What comes out the bottom is a working set — typically 2 to 5 percent of the original backlog — where every item is real, reachable, plausibly exploitable, and owned.
How do you burn down what remains?
Fix in batches, not tickets. The highest-leverage remediation unit is a dependency upgrade, not a CVE: bumping one framework version often closes dozens of findings across every service that consumes it. Group the working set by component and ship upgrades, not patches.
Route by owner automatically. Every finding should land in the queue of the team that owns the repo or image, with the fix version attached. A central security team that hand-delivers spreadsheets is the bottleneck the funnel was supposed to remove.
Set SLAs on the filtered set only. SLAs like "KEV-listed and internet-facing: 7 days; critical and reachable: 30 days; the rest: next scheduled upgrade" are achievable precisely because they apply after filtering. Applying a 30-day SLA to all 10,000 findings guarantees the SLA is ignored.
Stop the refill. Gate new critical, reachable findings in the pipeline so the backlog only shrinks. A backlog you drain while the tap runs is performance art.
Which metrics prove the backlog is improving?
Track outcomes, not totals. Raw finding count is theater — it drops 80 percent the day you deduplicate and says nothing about risk.
- Median time to remediate for KEV and reachable-critical findings (the only cohort where speed clearly matters)
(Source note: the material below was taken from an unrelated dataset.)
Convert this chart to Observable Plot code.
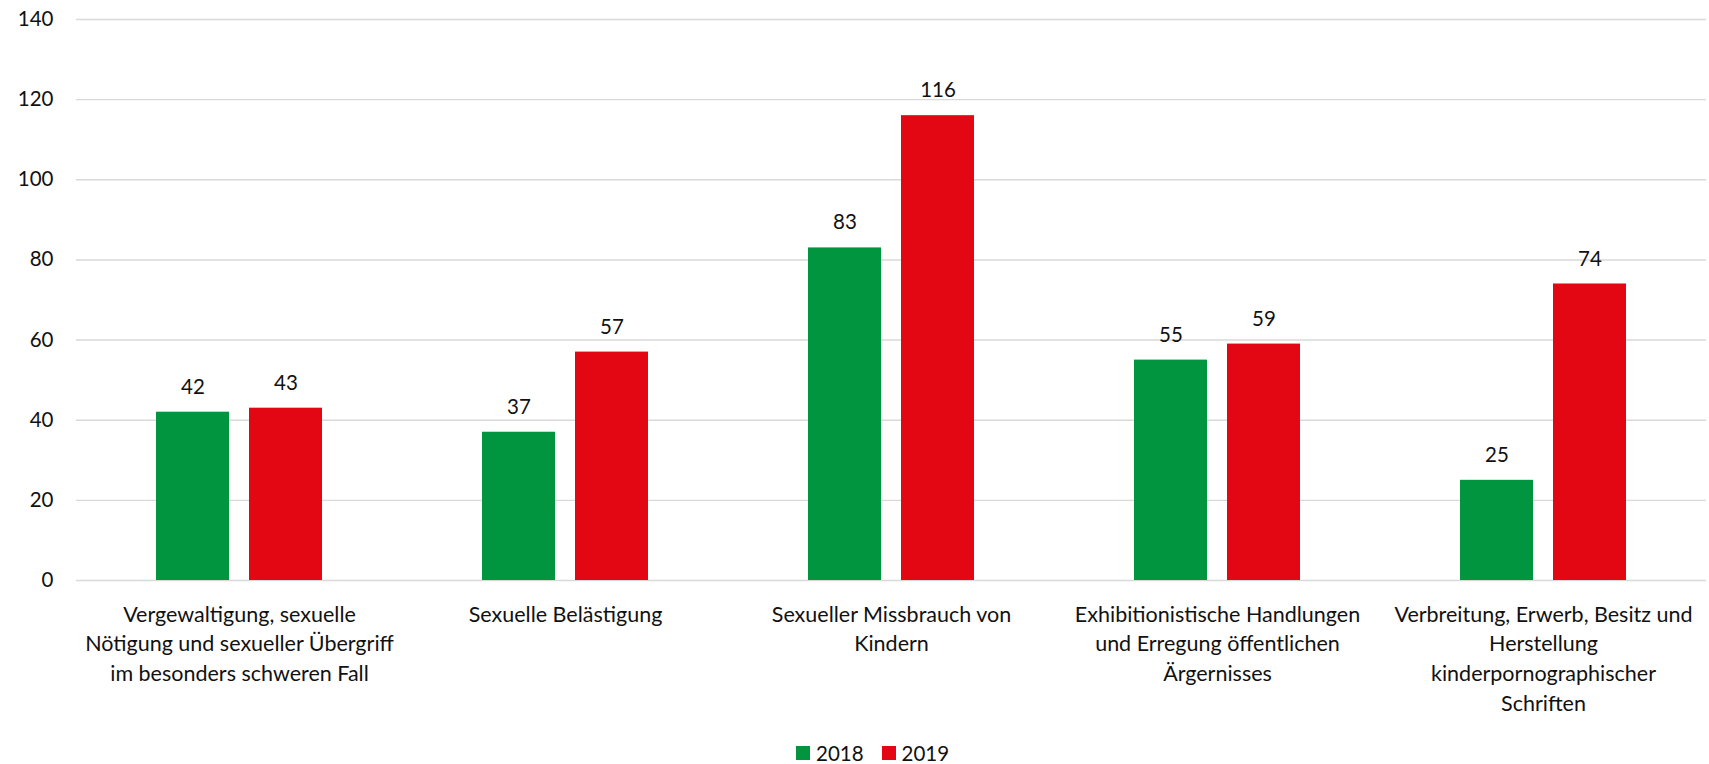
<!DOCTYPE html>
<html>
<head>
<meta charset="utf-8">
<script src="https://cdn.jsdelivr.net/npm/d3@7"></script>
<script src="https://cdn.jsdelivr.net/npm/@observablehq/plot@0.6"></script>
<style>
  html, body { margin: 0; padding: 0; background: #fff; }
  body { font-family: Lato, "Open Sans", sans-serif; width: 1709px; height: 764px; position: relative; overflow: hidden; }
  #chart { position: absolute; left: 0; top: 0; }
  #legend { position: absolute; left: 796px; top: 741px; }
  div .lg-swatch { margin-right: 18px !important; }
  div .lg-swatch > svg { margin-right: 6px !important; }
  div .lg-swatches { margin: 0 !important; min-height: 0 !important; }
</style>
</head>
<body>
<div id="chart"></div>
<div id="legend"></div>
<script>
const categories = [
  "Vergewaltigung, sexuelle\nNötigung und sexueller Übergriff\nim besonders schweren Fall",
  "Sexuelle Belästigung",
  "Sexueller Missbrauch von\nKindern",
  "Exhibitionistische Handlungen\nund Erregung öffentlichen\nÄrgernisses",
  "Verbreitung, Erwerb, Besitz und\nHerstellung\nkinderpornographischer\nSchriften"
];
const years = ["2018", "2019"];
const values2018 = [42, 37, 83, 55, 25];
const values2019 = [43, 57, 116, 59, 74];
const yTicks = [0, 20, 40, 60, 80, 100, 120, 140];
const colors = ["#019540", "#e30613"];

const data = [];
categories.forEach((c, i) => {
  data.push({category: c, year: years[0], value: values2018[i]});
  data.push({category: c, year: years[1], value: values2019[i]});
});

const chart = Plot.plot({
  width: 1709,
  height: 740,
  marginTop: 19,
  marginBottom: 160,
  marginLeft: 76,
  marginRight: 3,
  style: {fontFamily: "Lato, 'Open Sans', sans-serif", fontSize: "20px", color: "#111", background: "#fff"},
  fx: {domain: categories, padding: 0, label: null},
  x: {domain: years, paddingInner: 0.215, paddingOuter: 0.86, axis: null},
  y: {domain: [0, 140], label: null},
  color: {domain: years, range: colors},
  marks: [
    Plot.gridY(yTicks, {stroke: "#d9d9d9", strokeOpacity: 1, strokeWidth: 1.4}),
    Plot.barY(data, {fx: "category", x: "year", y: "value", fill: "year"}),
    Plot.text(data, {fx: "category", x: "year", y: "value", text: d => String(d.value), dy: -25, lineAnchor: "middle", fill: "#111", fontSize: 20.5}),
    Plot.axisY(yTicks, {tickSize: 0, tickPadding: 23, label: null, fontSize: 20.5, fill: "#111"}),
    Plot.axisFx({anchor: "bottom", tickSize: 0, tickPadding: 20, label: null, lineHeight: 1.38, fontSize: 21.5, fill: "#111", textOverflow: null, lineWidth: Infinity})
  ]
});
document.getElementById("chart").appendChild(chart);

const legend = Plot.legend({
  color: {domain: years, range: colors},
  swatchSize: 14,
  className: "lg",
  style: {fontFamily: "Lato, 'Open Sans', sans-serif", fontSize: "20.5px", color: "#111"}
});
document.getElementById("legend").appendChild(legend);
</script>
</body>
</html>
- Percentage of the estate covered by scanning, because unscanned services are the real long tail of risk
- Working-set size trend: is the filtered queue shrinking month over month?
- Exception age: risk acceptances should expire and be re-reviewed, not accumulate
These are the numbers worth putting in front of leadership; a shrinking count of an inflated total is not.
FAQ
Should we just fix all criticals first?
No. CVSS-critical is a poor proxy for risk: an unreachable critical in an internal tool is less urgent than a KEV-listed medium on your login service. Exploitation evidence plus exposure beats raw severity every time.
Is EPSS reliable enough to deprioritize findings?
Use it as one signal, not the verdict. EPSS is well-calibrated in aggregate, so a very low score justifies scheduling a fix with routine upgrades rather than an emergency, but pair it with KEV and reachability rather than trusting any single number.
How do we handle findings with no available fix?
Track them separately as exposures, apply compensating controls (WAF rules, network isolation, feature flags), and set a review date. They do not belong in the remediation queue because no amount of engineering effort closes them this sprint.
How often should vulnerability backlog prioritization re-run?
Continuously, in tooling — KEV additions and EPSS shifts land daily and should re-rank the queue automatically. The human review cadence (weekly triage of new entries to the working set) is what keeps the process honest.